(Figure scripts)
——————

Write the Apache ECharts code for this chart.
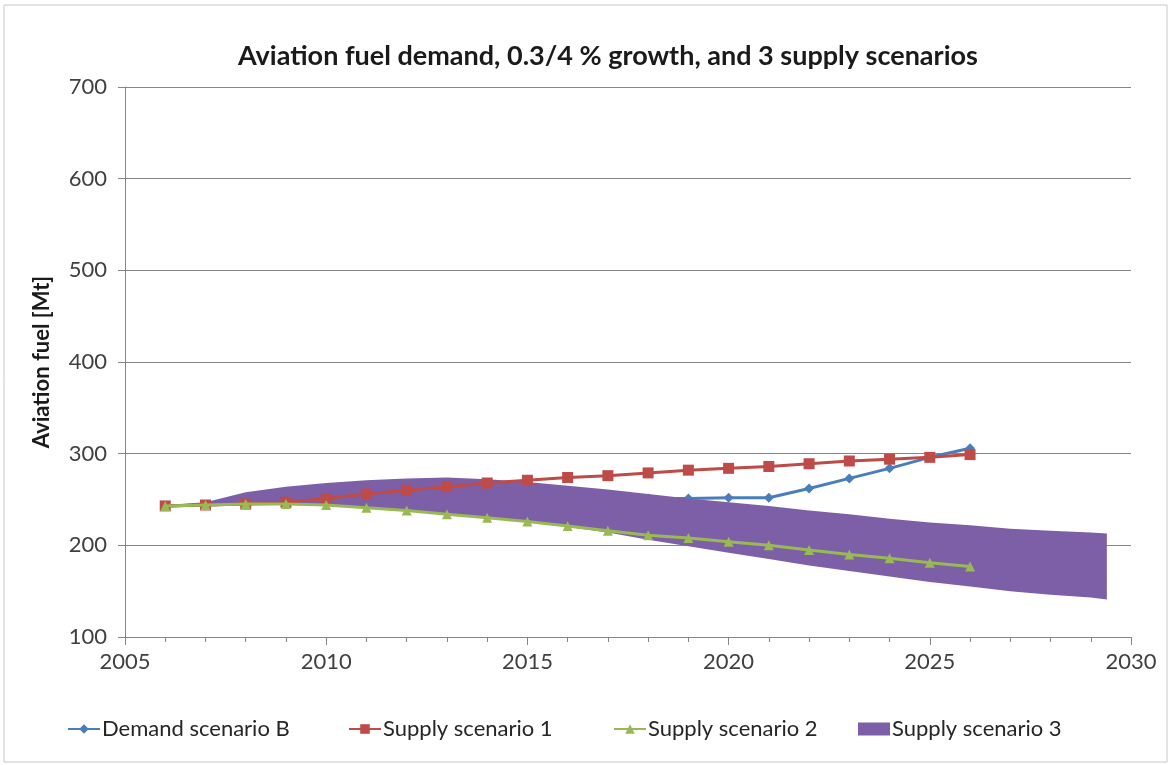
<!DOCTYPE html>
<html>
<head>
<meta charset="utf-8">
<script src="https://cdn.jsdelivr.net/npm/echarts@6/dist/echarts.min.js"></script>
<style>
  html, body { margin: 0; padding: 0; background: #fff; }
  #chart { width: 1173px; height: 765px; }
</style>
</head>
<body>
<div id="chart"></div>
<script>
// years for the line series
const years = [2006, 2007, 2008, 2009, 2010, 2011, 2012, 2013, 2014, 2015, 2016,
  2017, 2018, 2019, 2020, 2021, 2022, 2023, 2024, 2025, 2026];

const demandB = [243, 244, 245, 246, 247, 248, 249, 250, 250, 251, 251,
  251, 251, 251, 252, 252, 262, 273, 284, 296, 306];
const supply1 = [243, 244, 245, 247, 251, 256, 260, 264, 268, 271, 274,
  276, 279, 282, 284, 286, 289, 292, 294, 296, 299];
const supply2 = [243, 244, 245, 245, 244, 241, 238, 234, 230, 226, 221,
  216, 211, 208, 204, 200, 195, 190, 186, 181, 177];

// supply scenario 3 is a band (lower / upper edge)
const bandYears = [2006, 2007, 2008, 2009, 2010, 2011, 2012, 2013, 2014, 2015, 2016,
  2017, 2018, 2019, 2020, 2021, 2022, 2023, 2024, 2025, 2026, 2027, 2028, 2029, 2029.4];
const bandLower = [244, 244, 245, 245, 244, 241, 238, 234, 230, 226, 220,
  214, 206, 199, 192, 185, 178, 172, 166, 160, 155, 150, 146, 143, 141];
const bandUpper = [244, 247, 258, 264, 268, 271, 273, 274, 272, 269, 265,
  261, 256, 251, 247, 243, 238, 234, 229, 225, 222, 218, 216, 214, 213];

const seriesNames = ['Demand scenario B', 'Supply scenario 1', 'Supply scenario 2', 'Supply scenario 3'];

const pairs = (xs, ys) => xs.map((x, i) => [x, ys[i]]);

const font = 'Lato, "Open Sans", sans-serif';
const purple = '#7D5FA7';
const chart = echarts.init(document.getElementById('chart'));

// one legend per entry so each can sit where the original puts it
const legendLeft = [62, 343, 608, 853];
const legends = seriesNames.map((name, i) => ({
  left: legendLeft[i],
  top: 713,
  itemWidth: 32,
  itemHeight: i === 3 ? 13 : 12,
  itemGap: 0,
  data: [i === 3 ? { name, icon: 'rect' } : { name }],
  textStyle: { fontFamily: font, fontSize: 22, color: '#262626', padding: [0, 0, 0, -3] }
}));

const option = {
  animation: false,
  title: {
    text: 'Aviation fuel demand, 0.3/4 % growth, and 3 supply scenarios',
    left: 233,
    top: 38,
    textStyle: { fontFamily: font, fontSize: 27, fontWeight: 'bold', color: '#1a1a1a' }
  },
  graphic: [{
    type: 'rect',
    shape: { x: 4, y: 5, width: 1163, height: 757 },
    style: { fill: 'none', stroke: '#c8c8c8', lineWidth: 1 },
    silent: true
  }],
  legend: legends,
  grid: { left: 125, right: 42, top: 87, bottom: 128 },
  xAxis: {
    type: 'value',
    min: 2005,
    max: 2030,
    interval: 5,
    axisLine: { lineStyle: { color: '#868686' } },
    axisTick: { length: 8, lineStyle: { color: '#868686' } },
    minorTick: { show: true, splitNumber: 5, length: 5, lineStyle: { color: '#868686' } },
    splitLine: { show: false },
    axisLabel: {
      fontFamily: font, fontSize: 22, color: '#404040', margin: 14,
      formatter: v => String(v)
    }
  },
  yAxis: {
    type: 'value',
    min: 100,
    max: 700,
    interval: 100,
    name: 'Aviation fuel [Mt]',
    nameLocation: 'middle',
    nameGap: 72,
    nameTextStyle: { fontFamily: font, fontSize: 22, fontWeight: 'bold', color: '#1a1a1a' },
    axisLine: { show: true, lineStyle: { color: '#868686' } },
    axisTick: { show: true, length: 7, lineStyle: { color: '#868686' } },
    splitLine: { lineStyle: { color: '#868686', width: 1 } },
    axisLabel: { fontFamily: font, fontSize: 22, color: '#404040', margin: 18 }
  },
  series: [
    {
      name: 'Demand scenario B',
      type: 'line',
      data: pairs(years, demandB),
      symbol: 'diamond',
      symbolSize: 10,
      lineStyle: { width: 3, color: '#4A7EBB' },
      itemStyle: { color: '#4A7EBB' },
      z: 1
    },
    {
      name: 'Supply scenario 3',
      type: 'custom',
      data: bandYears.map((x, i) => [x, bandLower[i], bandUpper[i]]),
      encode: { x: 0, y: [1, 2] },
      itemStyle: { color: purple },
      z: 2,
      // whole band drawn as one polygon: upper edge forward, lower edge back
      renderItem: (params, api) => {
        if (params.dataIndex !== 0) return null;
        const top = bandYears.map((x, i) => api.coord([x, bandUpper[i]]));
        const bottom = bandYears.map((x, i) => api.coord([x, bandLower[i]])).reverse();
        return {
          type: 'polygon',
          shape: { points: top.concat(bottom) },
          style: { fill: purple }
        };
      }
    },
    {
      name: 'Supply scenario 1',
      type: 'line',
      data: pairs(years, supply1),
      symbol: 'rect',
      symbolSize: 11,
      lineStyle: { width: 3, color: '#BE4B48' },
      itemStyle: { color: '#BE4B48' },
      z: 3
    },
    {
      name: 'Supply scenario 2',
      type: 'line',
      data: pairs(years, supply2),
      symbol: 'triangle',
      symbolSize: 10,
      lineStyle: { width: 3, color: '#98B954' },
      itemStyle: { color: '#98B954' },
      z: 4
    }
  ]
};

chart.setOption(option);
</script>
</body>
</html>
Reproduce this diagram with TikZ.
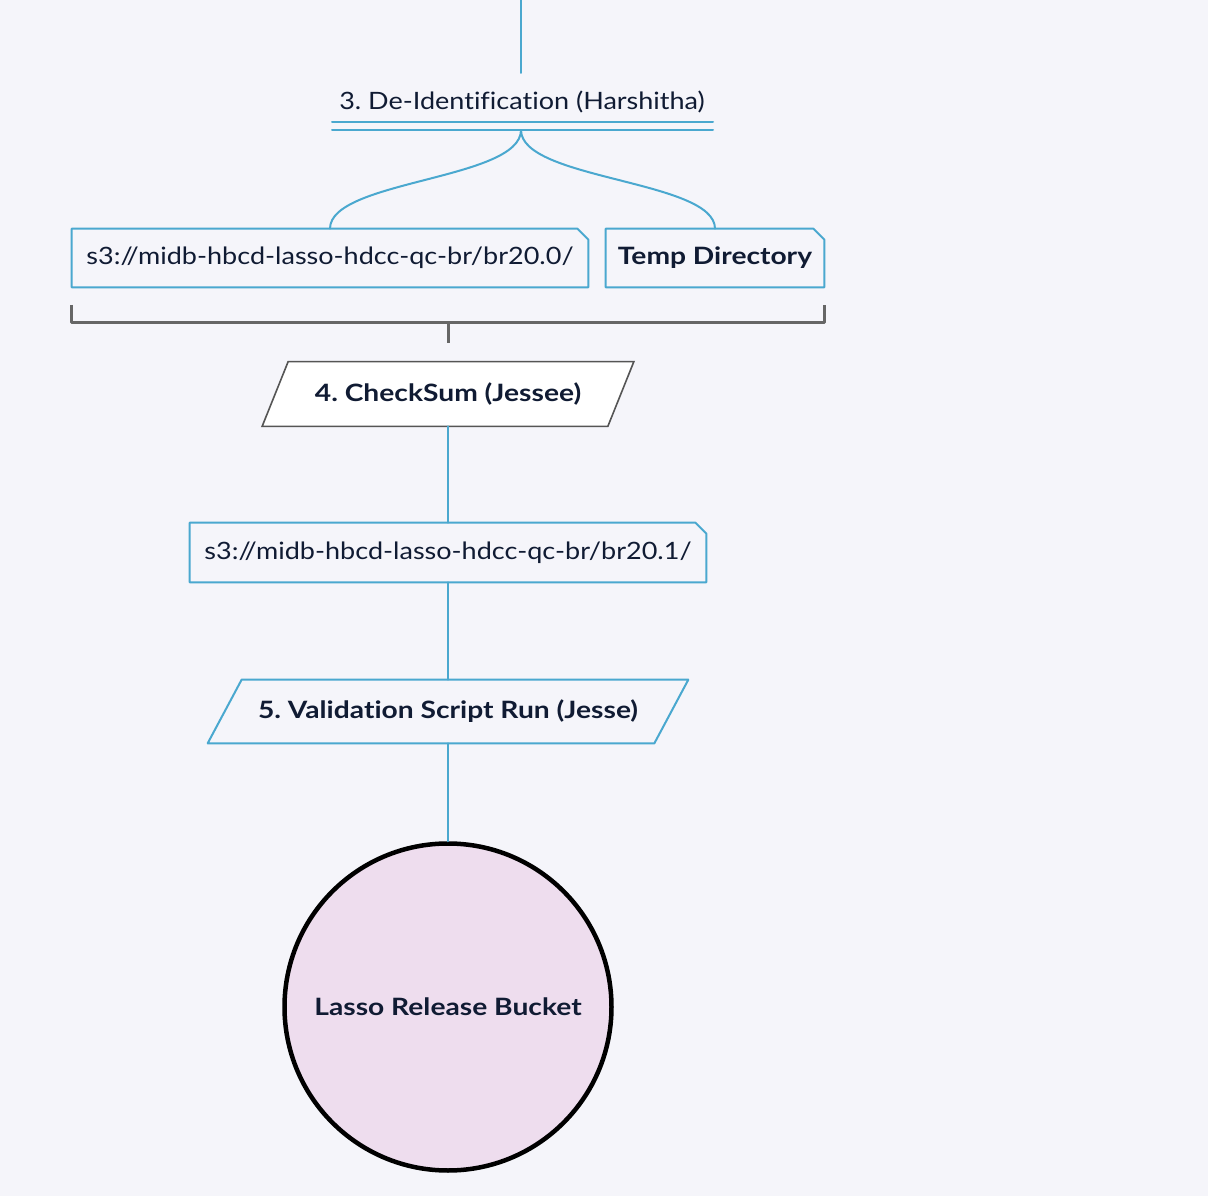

——————

Work to complete.
Retype the entries word for word. Omit any images.

The result.
Write the Apache ECharts code for this chart.
<!DOCTYPE html>
<html>
<head>
<meta charset="utf-8">
<script src="https://cdn.jsdelivr.net/npm/echarts@6/dist/echarts.min.js"></script>
<style>
  html, body { margin: 0; padding: 0; background: #fff; }
  #chart { width: 1173px; height: 765px; }
</style>
</head>
<body>
<div id="chart"></div>
<script>
// years for the line series
const years = [2006, 2007, 2008, 2009, 2010, 2011, 2012, 2013, 2014, 2015, 2016,
  2017, 2018, 2019, 2020, 2021, 2022, 2023, 2024, 2025, 2026];

const demandB = [243, 244, 245, 246, 247, 248, 249, 250, 250, 251, 251,
  251, 251, 251, 252, 252, 262, 273, 284, 296, 306];
const supply1 = [243, 244, 245, 247, 251, 256, 260, 264, 268, 271, 274,
  276, 279, 282, 284, 286, 289, 292, 294, 296, 299];
const supply2 = [243, 244, 245, 245, 244, 241, 238, 234, 230, 226, 221,
  216, 211, 208, 204, 200, 195, 190, 186, 181, 177];

// supply scenario 3 is a band (lower / upper edge)
const bandYears = [2006, 2007, 2008, 2009, 2010, 2011, 2012, 2013, 2014, 2015, 2016,
  2017, 2018, 2019, 2020, 2021, 2022, 2023, 2024, 2025, 2026, 2027, 2028, 2029, 2029.4];
const bandLower = [244, 244, 245, 245, 244, 241, 238, 234, 230, 226, 220,
  214, 206, 199, 192, 185, 178, 172, 166, 160, 155, 150, 146, 143, 141];
const bandUpper = [244, 247, 258, 264, 268, 271, 273, 274, 272, 269, 265,
  261, 256, 251, 247, 243, 238, 234, 229, 225, 222, 218, 216, 214, 213];

const seriesNames = ['Demand scenario B', 'Supply scenario 1', 'Supply scenario 2', 'Supply scenario 3'];

const pairs = (xs, ys) => xs.map((x, i) => [x, ys[i]]);

const font = 'Lato, "Open Sans", sans-serif';
const purple = '#7D5FA7';
const chart = echarts.init(document.getElementById('chart'));

// one legend per entry so each can sit where the original puts it
const legendLeft = [62, 343, 608, 853];
const legends = seriesNames.map((name, i) => ({
  left: legendLeft[i],
  top: 713,
  itemWidth: 32,
  itemHeight: i === 3 ? 13 : 12,
  itemGap: 0,
  data: [i === 3 ? { name, icon: 'rect' } : { name }],
  textStyle: { fontFamily: font, fontSize: 22, color: '#262626', padding: [0, 0, 0, -3] }
}));

const option = {
  animation: false,
  title: {
    text: 'Aviation fuel demand, 0.3/4 % growth, and 3 supply scenarios',
    left: 233,
    top: 38,
    textStyle: { fontFamily: font, fontSize: 27, fontWeight: 'bold', color: '#1a1a1a' }
  },
  graphic: [{
    type: 'rect',
    shape: { x: 4, y: 5, width: 1163, height: 757 },
    style: { fill: 'none', stroke: '#c8c8c8', lineWidth: 1 },
    silent: true
  }],
  legend: legends,
  grid: { left: 125, right: 42, top: 87, bottom: 128 },
  xAxis: {
    type: 'value',
    min: 2005,
    max: 2030,
    interval: 5,
    axisLine: { lineStyle: { color: '#868686' } },
    axisTick: { length: 8, lineStyle: { color: '#868686' } },
    minorTick: { show: true, splitNumber: 5, length: 5, lineStyle: { color: '#868686' } },
    splitLine: { show: false },
    axisLabel: {
      fontFamily: font, fontSize: 22, color: '#404040', margin: 14,
      formatter: v => String(v)
    }
  },
  yAxis: {
    type: 'value',
    min: 100,
    max: 700,
    interval: 100,
    name: 'Aviation fuel [Mt]',
    nameLocation: 'middle',
    nameGap: 72,
    nameTextStyle: { fontFamily: font, fontSize: 22, fontWeight: 'bold', color: '#1a1a1a' },
    axisLine: { show: true, lineStyle: { color: '#868686' } },
    axisTick: { show: true, length: 7, lineStyle: { color: '#868686' } },
    splitLine: { lineStyle: { color: '#868686', width: 1 } },
    axisLabel: { fontFamily: font, fontSize: 22, color: '#404040', margin: 18 }
  },
  series: [
    {
      name: 'Demand scenario B',
      type: 'line',
      data: pairs(years, demandB),
      symbol: 'diamond',
      symbolSize: 10,
      lineStyle: { width: 3, color: '#4A7EBB' },
      itemStyle: { color: '#4A7EBB' },
      z: 1
    },
    {
      name: 'Supply scenario 3',
      type: 'custom',
      data: bandYears.map((x, i) => [x, bandLower[i], bandUpper[i]]),
      encode: { x: 0, y: [1, 2] },
      itemStyle: { color: purple },
      z: 2,
      // whole band drawn as one polygon: upper edge forward, lower edge back
      renderItem: (params, api) => {
        if (params.dataIndex !== 0) return null;
        const top = bandYears.map((x, i) => api.coord([x, bandUpper[i]]));
        const bottom = bandYears.map((x, i) => api.coord([x, bandLower[i]])).reverse();
        return {
          type: 'polygon',
          shape: { points: top.concat(bottom) },
          style: { fill: purple }
        };
      }
    },
    {
      name: 'Supply scenario 1',
      type: 'line',
      data: pairs(years, supply1),
      symbol: 'rect',
      symbolSize: 11,
      lineStyle: { width: 3, color: '#BE4B48' },
      itemStyle: { color: '#BE4B48' },
      z: 3
    },
    {
      name: 'Supply scenario 2',
      type: 'line',
      data: pairs(years, supply2),
      symbol: 'triangle',
      symbolSize: 10,
      lineStyle: { width: 3, color: '#98B954' },
      itemStyle: { color: '#98B954' },
      z: 4
    }
  ]
};

chart.setOption(option);
</script>
</body>
</html>
Reproduce this diagram with TikZ.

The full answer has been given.